History
- Name: HMS York Castle (1944); SS Empire Comfort (1944-55);
- Namesake: York Castle
- Owner: Admiralty (1944); Ministry of War Transport (1944-45); Ministry of Transport (1945-55);
- Port of registry: United Kingdom
- Builder: Ferguson Brothers (Port Glasgow) Ltd.
- Yard number: 372
- Launched: 29 September 1944
- Completed: December 1944
- Commissioned: Never commissioned
- Out of service: 1954-55
- Identification: Pennant number K537 (York Castle)
- Fate: Scrapped 1955

General characteristics
- Tonnage: 1,333 GRT
- Displacement: 1,060 long tons (1,080 t)
- Length: 252 ft (76.81 m)
- Beam: 36 ft (10.97 m)
- Draught: 13 ft 6 in (4.11 m)
- Installed power: Quadruple expansion steam engine
- Propulsion: Screw propeller
- Speed: 16.5 knots (30.6 km/h)

= SS Empire Comfort =

World War II merchant ship of the United Kingdom

SS Empire Comfort was a convoy rescue ship which was launched in 1944 as HMS York Castle a corvette, but was renamed Empire Castle and converted for merchant service before completion by Ferguson Brothers (Port Glasgow) Ltd., Port Glasgow as yard number 372. She was launched on 20 September 1944. The ship was 252 ft long, with a beam of 36 ft and a draught of 13 ft 6 in.

==History==
The ship was completed in December 1944 as Empire Comet for the Ministry of War Transport (MoWT). She was placed under the management of Ellerman City Line. Empire Comfort was a member of a number of convoys during the Second World War.

- OS 113
Convoy OS 113 departed the Clyde and The Downs on 25 February 1945. It dispersed at sea on 1 March 1945. Empire Comfort made her first voyage as a convoy rescue ship as a member of this convoy.

- MKS 85G
Convoy MKS 85G departed Gibraltar on 24 February 1945 bound for the United Kingdom. Empire Comfort was employed as a convoy rescue ship for this convoy.

- OS 116
Convoy OS 116 departed from the Clyde and The Downs on 12 March 1945. It dispersed at on 17 March. Empire Comfort was a member of this convoy.

- MKS 88G
Convoy MKS 88G departed from Casablanca, Morocco on 11 March 1945 bound for the United Kingdom. Empire Comfort was employed as a convoy rescue ship for this convoy.

- OS 121
Convoy OS 121 departed from the Clyde on 7 April 1945 and dispersed at sea on 14 April. Empire Comfort was employed as a convoy rescue ship for this convoy.

- MKS 93G
Convoy MKS 93G departed from Gibraltar on 5 April 1945 bound for the United Kingdom. Empire Comfort was employed as a convoy rescue ship for this convoy.

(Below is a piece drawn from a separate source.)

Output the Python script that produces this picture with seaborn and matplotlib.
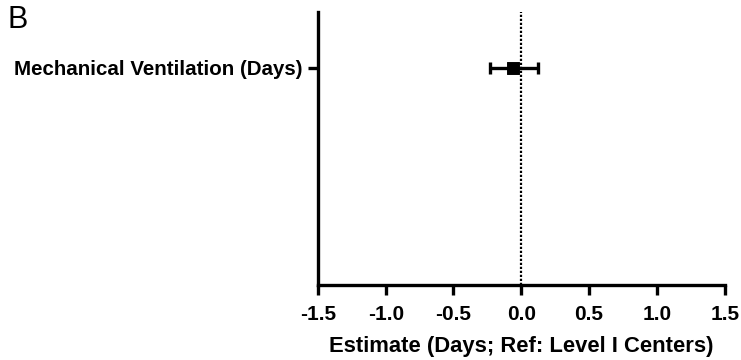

In 1948, Empire Comfort was in the Mediterranean where she was working under the control of the Middle East Command. Empire Comfort was used as a troopship between Port Said, Egypt and Famagusta, Cyprus and also between Port Said and Tobruk, Libya. She was used in this role from July 1948 to at least February 1949. In 1954, Empire Comfort was laid up at Falmouth, Cornwall. In June 1955, Empire Comfort, along with and were offered for sale "as lying at Falmouth". In July 1955, she was sold to Belgian buyers and towed to Antwerp. It was intended that she would be converted for service in the Belgian Congo, but she was scrapped in December 1955 at Ghent.